BoJ left rates unchanged at 0.1% by unanimous vote today as widely expected. BoJ noted that economy in Japan is picking up but there is not yet sufficient momentum to support a self-sustaining recovery in domestic private demand. Also, the bank noted that deflation is a critical challenge and pledged to maintain extremely accommodative financial environment. Nevertheless, no new measure was announced.

EUR/USD Mid-Day Outlook

Daily Pivots: (S1) 1.3529; (P) 1.3659; (R1) 1.3732; More.

At this point, intraday bias in EUR/USD remains on the downside and further decline is still expected. Break of 1.3531 support will confirm that recent fall has resumed and should target 61.8% retracement of 1.2329 to 1.5143 at 1.3404 and then 161.8% projection of 1.5143 to 1.4217 from 1.4578 at 1.3076 next. On the upside, above 1.3635 minor resistance will turn intraday bias neutral again. Also, note that break of 1.3788 resistance will indicate that a short term bottom is formed with bullish convergence condition in 4 hours MACD and RSI. Strong rebound should then be seen to 1.4025 resistance or above.

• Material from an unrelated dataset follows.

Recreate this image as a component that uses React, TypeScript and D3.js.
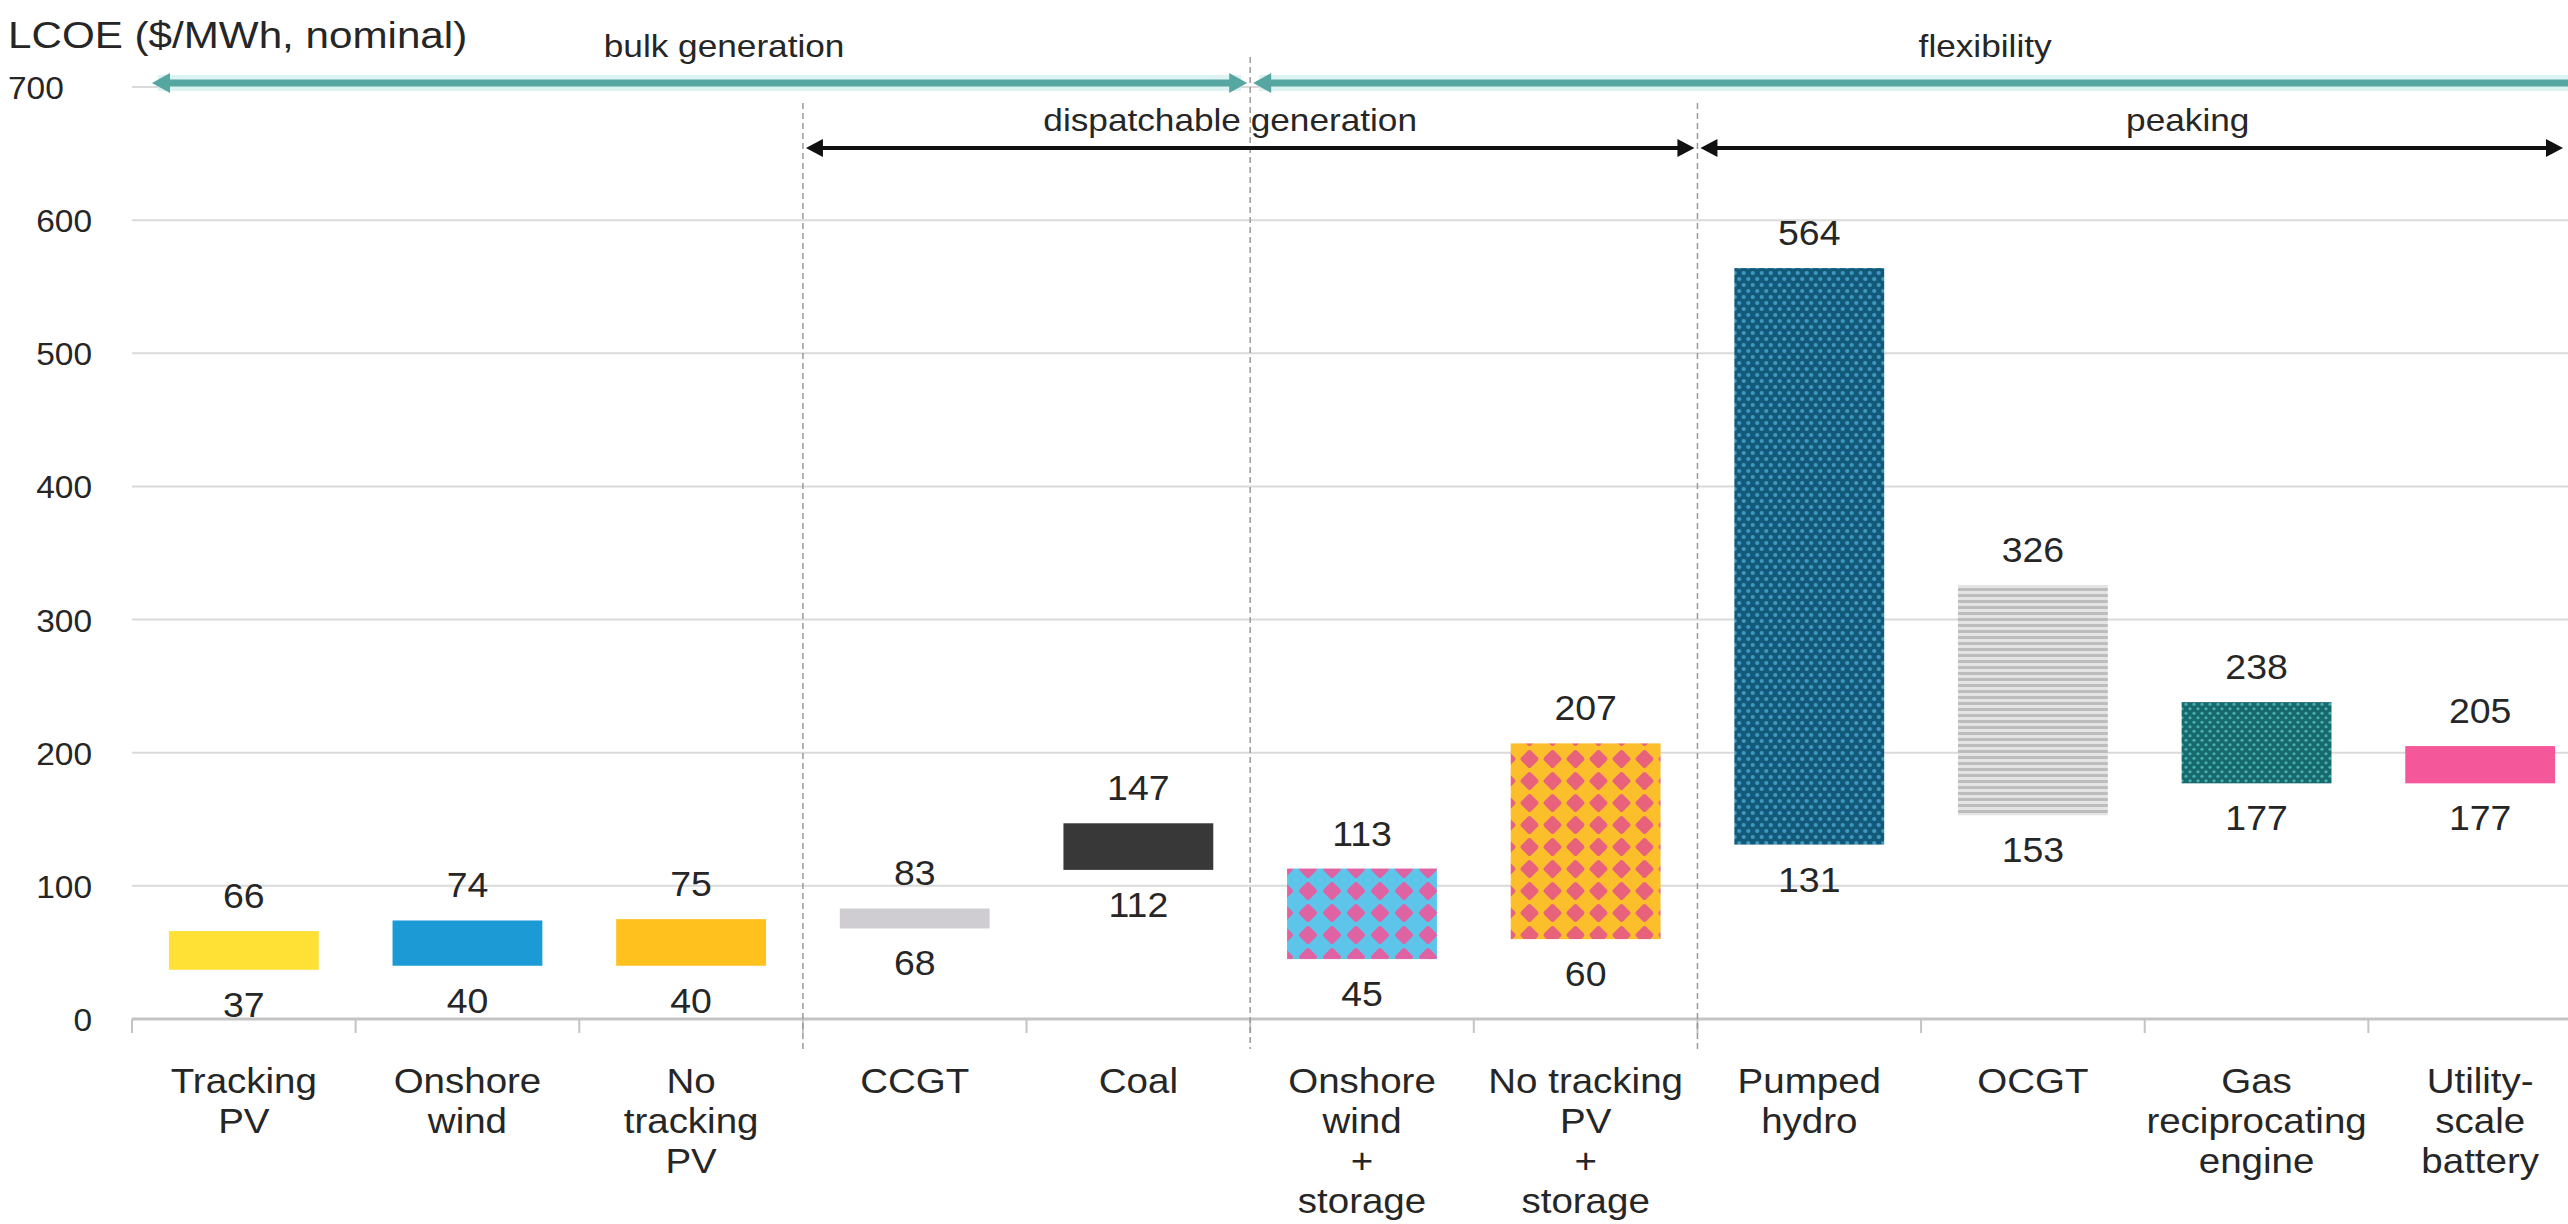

In the bigger picture, three wave rise from 1.2329 is treated as consolidation to fall from 1.6039 only and should have completed at 1.5143 already. Fall from 1.5143 is tentatively treated as resumption of the whole down trend form 1.6039 and should target a new low below 1.2329. Break of 1.4217 resistance is needed to be the first signal of medium term bottoming. Otherwise, outlook will remain bearish even in case of strong rebound.